## Begin Supplied information

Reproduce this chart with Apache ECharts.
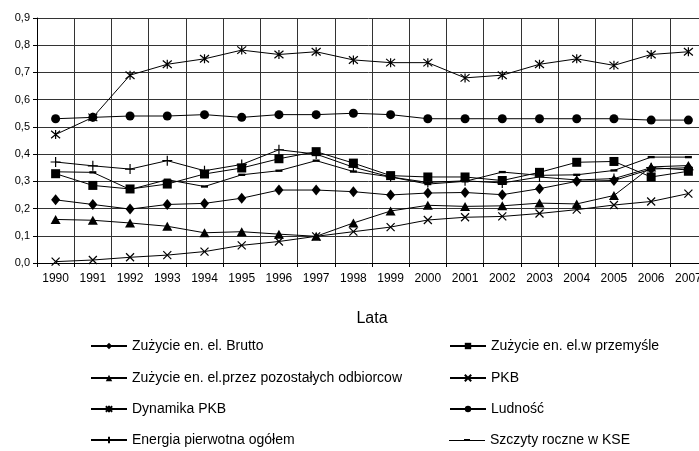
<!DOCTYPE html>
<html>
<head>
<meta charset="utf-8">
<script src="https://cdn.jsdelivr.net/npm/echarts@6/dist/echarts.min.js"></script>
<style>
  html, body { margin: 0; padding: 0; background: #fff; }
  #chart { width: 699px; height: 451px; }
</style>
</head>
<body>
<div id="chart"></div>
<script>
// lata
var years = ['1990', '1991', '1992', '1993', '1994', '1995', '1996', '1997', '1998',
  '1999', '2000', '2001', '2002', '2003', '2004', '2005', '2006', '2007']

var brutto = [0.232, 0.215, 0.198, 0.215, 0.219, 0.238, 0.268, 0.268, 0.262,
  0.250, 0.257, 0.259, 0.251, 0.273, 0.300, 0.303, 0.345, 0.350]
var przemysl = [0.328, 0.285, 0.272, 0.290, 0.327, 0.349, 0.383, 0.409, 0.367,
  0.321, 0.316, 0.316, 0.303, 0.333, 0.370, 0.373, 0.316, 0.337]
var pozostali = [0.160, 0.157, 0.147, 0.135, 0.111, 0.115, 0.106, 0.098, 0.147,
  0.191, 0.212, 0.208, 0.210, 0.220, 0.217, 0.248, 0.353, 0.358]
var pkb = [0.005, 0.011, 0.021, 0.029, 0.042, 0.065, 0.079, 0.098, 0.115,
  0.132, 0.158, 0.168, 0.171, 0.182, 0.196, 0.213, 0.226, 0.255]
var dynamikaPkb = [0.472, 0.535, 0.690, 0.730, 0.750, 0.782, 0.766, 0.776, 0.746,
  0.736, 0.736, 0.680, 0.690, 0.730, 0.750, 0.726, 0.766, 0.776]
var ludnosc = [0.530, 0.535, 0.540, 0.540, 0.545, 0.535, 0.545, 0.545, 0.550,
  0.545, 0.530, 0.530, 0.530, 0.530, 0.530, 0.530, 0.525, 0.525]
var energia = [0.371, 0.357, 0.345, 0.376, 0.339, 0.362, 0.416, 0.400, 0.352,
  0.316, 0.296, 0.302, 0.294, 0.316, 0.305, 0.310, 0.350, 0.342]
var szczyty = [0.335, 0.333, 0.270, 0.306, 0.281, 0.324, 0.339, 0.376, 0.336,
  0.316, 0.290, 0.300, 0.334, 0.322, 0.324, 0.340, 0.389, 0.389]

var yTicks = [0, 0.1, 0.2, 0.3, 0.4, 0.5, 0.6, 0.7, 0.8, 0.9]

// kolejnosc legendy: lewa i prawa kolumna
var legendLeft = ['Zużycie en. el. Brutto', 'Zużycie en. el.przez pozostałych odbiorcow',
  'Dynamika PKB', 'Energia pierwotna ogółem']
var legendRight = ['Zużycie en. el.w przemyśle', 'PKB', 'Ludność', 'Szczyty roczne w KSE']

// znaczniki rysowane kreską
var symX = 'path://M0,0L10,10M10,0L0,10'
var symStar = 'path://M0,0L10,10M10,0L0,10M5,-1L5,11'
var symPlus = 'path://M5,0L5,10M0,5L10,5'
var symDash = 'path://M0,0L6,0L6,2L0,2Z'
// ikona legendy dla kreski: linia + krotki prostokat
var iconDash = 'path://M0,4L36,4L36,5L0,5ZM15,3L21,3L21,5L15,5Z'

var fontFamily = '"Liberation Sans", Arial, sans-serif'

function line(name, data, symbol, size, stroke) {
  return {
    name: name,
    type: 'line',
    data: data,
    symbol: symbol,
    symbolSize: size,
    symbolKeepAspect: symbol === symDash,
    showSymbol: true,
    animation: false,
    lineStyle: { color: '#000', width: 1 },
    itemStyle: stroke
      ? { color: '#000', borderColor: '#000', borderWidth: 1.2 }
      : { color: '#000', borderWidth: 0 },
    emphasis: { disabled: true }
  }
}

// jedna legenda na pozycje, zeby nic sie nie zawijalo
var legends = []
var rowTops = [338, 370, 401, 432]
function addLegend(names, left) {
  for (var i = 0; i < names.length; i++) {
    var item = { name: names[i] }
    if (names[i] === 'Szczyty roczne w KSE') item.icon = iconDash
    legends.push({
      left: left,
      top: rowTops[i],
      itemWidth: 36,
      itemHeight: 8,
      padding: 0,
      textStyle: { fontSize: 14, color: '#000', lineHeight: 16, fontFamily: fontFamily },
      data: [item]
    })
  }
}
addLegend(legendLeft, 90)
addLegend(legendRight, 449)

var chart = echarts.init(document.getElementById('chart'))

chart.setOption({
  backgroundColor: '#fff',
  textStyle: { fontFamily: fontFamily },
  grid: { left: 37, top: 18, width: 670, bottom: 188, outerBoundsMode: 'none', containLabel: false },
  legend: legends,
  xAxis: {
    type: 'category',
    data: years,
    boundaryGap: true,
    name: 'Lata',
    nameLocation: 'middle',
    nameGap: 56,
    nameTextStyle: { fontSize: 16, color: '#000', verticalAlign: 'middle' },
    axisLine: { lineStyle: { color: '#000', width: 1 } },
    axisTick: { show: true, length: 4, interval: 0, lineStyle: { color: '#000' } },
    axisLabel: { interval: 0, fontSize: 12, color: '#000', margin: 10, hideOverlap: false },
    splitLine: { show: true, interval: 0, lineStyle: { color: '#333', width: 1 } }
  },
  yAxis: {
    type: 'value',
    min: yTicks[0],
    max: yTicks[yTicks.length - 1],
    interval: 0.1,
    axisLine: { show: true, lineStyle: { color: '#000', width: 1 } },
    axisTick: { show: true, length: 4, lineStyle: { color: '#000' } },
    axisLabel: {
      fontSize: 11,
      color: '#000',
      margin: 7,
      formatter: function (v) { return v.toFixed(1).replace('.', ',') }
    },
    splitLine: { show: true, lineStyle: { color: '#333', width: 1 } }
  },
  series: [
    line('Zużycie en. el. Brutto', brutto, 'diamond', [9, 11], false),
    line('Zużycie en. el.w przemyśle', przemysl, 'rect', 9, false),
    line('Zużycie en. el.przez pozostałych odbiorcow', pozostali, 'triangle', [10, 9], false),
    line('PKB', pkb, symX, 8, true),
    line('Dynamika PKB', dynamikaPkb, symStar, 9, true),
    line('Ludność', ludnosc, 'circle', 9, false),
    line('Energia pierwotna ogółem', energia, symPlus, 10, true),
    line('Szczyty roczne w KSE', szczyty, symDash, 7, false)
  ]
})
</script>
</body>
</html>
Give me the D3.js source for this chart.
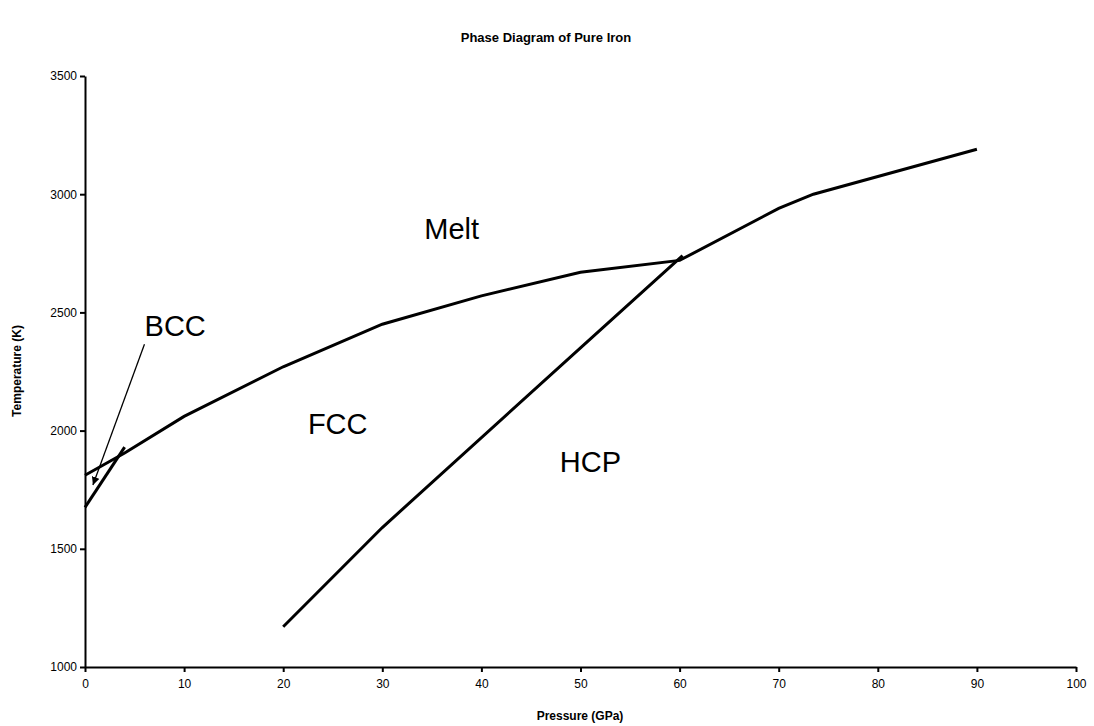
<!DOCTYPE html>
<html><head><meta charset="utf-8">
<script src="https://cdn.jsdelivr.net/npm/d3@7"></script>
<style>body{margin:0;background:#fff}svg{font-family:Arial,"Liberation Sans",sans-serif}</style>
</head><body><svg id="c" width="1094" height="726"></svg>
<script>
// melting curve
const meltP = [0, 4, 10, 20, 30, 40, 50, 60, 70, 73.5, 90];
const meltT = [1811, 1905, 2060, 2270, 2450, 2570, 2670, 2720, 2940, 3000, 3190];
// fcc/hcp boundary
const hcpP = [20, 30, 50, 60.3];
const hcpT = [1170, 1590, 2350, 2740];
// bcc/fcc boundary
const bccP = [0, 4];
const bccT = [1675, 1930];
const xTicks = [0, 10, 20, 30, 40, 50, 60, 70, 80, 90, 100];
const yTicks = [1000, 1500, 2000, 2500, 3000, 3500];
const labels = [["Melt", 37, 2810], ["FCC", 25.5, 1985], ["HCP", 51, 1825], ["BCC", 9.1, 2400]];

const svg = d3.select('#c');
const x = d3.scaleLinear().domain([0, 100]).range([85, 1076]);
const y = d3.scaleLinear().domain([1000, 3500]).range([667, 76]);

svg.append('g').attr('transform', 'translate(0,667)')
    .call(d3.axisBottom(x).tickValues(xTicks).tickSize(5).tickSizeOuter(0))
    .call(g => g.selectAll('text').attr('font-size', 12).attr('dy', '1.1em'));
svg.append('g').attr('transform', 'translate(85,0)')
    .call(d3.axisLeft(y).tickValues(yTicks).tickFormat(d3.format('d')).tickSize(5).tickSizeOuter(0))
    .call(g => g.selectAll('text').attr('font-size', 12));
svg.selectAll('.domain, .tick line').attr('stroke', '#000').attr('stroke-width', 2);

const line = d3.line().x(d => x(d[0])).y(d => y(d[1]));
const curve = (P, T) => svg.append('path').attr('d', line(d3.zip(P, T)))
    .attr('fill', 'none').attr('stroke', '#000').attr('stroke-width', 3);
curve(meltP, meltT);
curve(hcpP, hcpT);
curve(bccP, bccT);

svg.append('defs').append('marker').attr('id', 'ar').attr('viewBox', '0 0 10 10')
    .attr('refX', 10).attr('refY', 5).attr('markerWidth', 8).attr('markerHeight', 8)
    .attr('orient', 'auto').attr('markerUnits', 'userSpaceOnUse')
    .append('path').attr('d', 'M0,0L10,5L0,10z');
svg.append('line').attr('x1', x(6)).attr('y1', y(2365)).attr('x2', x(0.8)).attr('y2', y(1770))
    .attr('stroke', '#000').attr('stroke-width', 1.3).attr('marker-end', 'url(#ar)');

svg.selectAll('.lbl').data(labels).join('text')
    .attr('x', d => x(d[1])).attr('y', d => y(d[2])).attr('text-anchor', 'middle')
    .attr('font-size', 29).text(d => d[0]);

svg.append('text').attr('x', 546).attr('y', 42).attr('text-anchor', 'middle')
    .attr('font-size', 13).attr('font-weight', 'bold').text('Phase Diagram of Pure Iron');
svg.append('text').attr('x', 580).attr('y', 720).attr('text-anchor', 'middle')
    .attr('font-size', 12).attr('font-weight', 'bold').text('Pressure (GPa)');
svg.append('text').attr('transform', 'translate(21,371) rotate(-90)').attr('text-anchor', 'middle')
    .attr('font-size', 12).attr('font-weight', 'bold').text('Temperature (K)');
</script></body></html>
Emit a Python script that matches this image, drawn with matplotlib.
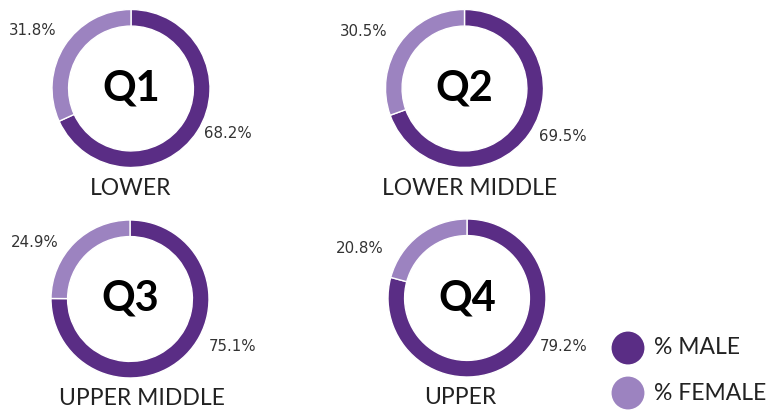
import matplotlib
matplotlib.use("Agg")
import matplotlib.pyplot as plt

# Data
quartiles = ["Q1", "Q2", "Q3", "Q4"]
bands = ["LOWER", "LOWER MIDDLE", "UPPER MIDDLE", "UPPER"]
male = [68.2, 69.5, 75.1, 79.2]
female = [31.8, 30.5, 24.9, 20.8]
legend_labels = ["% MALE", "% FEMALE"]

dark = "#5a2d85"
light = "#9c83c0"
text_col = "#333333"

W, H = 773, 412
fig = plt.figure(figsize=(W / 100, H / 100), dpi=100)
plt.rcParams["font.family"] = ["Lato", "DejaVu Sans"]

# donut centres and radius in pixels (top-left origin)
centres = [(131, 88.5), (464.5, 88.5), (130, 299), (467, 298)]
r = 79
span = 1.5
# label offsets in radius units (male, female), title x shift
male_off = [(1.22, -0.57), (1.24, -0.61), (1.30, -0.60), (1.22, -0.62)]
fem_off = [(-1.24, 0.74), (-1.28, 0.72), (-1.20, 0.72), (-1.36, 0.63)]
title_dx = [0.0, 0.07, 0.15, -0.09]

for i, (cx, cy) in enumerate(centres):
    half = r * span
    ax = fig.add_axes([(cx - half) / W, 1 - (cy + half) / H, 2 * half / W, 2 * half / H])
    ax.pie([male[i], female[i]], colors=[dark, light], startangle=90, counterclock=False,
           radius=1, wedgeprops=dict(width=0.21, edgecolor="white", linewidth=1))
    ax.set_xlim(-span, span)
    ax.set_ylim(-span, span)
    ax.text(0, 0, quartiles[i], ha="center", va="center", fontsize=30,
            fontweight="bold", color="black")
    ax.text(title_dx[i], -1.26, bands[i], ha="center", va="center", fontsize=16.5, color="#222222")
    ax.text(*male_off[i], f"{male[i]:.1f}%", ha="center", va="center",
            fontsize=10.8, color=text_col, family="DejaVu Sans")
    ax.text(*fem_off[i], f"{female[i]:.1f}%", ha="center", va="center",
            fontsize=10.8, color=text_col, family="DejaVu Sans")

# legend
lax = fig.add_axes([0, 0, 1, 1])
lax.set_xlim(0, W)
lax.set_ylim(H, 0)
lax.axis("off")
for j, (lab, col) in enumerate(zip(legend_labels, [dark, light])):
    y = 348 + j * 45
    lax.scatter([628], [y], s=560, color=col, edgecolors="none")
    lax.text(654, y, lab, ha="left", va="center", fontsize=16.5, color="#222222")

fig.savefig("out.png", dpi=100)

## End Supplied information

• [Goal]: Filter the records above for lines containing the word "matplotlib", and copy those lines.

• [Completed exercise]:
Emit a Python script that matches this image, drawn with matplotlib.
import matplotlib
matplotlib.use("Agg")
import matplotlib.pyplot as plt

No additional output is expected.